== Direction ==
Sift the listing for lines that hold the string "image" and pull them out.

== Dataset excerpt ==
+++++
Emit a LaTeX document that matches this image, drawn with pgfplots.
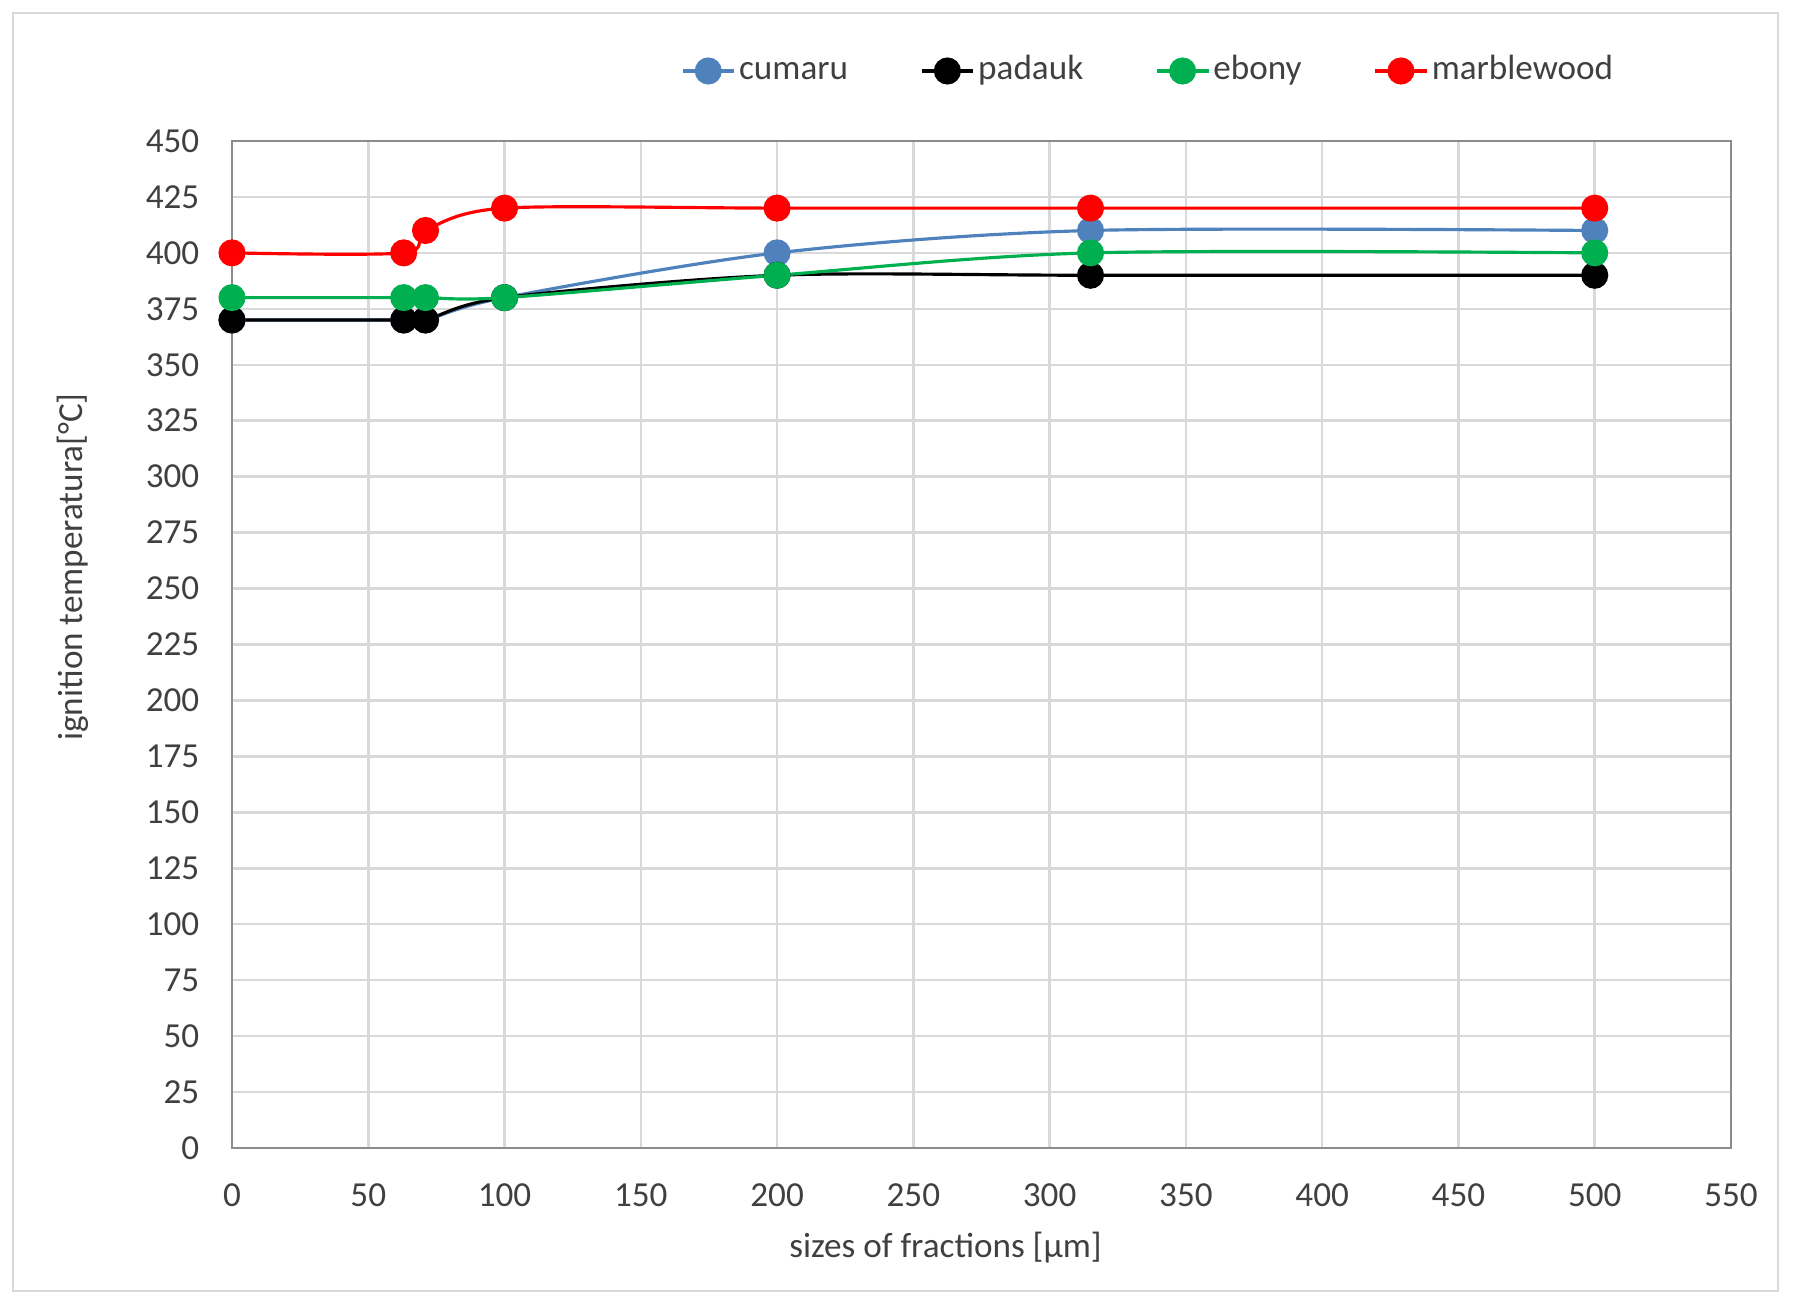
\documentclass[border=0pt]{standalone}
\usepackage{fontspec}
\setmainfont{Carlito}
\usepackage{pgfplots}
\pgfplotsset{compat=1.18}
\definecolor{cblue}{HTML}{4F81BD}
\definecolor{cgreen}{HTML}{00B050}
\definecolor{cred}{HTML}{FF0000}
\definecolor{gridc}{HTML}{D9D9D9}
\definecolor{axc}{HTML}{8C8C8C}
\definecolor{txt}{HTML}{404040}
\begin{document}
\fontsize{10}{12}\selectfont
\begin{tikzpicture}
\path[use as bounding box] (0,0) rectangle (179.5mm,130mm);
\draw[gridc, line width=0.2mm] (1.3mm,0.85mm) rectangle (177.75mm,128.7mm);
\begin{axis}[
  at={(23.2mm,15.2mm)}, anchor=south west,
  scale only axis, width=149.9mm, height=100.7mm,
  xmin=0, xmax=550, ymin=0, ymax=450,
  xtick distance=50, ytick distance=25,
  grid=major,
  major grid style={gridc, line width=0.25mm},
  axis line style={axc, line width=0.25mm},
  tick style={draw=none},
  /pgf/number format/assume math mode=true,
  ticklabel style={text=txt, font=\fontsize{10}{12}\selectfont},
  yticklabel style={inner sep=0pt, anchor=east, xshift=-3.2mm},
  xticklabel style={inner sep=0pt, anchor=north, yshift=-3.5mm},
  xlabel={sizes of fractions [µm]},
  ylabel={ignition temperatura[°C]},
  xlabel style={at={(axis description cs:0.476,-0.0985)}, anchor=center, inner sep=0pt, text=txt},
  ylabel style={at={(axis description cs:-0.106,0.577)}, anchor=center, inner sep=0pt, text=txt},
  every axis plot/.append style={line width=0.9pt, smooth, mark=*, mark size=3.4pt},
  legend columns=4,
  legend cell align=left,
  legend image code/.code={
    \draw[mark repeat=2,mark phase=2,#1] plot coordinates {(0mm,0mm) (2.575mm,0mm) (5.15mm,0mm)};
  },
  legend style={at={(axis description cs:0.2995,1.0695)}, anchor=west, draw=none, fill=none,
    inner sep=0pt, outer sep=0pt, nodes={inner sep=0pt, text=txt, text height=7pt, text depth=2pt},
    /tikz/every even column/.append style={column sep=7.2mm},
    /tikz/every odd column/.append style={column sep=0.35mm}},
]
\addplot[color=cblue, mark options={fill=cblue, draw=cblue}] coordinates {
  (0,370) (63,370) (71,370) (100,380) (200,400) (315,410) (500,410)};
\addlegendentry{cumaru}
\addplot[color=black, mark options={fill=black, draw=black}] coordinates {
  (0,370) (63,370) (71,370) (100,380) (200,390) (315,390) (500,390)};
\addlegendentry{padauk}
\addplot[color=cgreen, mark options={fill=cgreen, draw=cgreen}] coordinates {
  (0,380) (63,380) (71,380) (100,380) (200,390) (315,400) (500,400)};
\addlegendentry{ebony}
\addplot[color=cred, mark options={fill=cred, draw=cred}] coordinates {
  (0,400) (63,400) (71,410) (100,420) (200,420) (315,420) (500,420)};
\addlegendentry{marblewood}
\end{axis}
\end{tikzpicture}
\end{document}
+++++
== Finished exercise ==
Emit a LaTeX document that matches this image, drawn with pgfplots.
  legend image code/.code={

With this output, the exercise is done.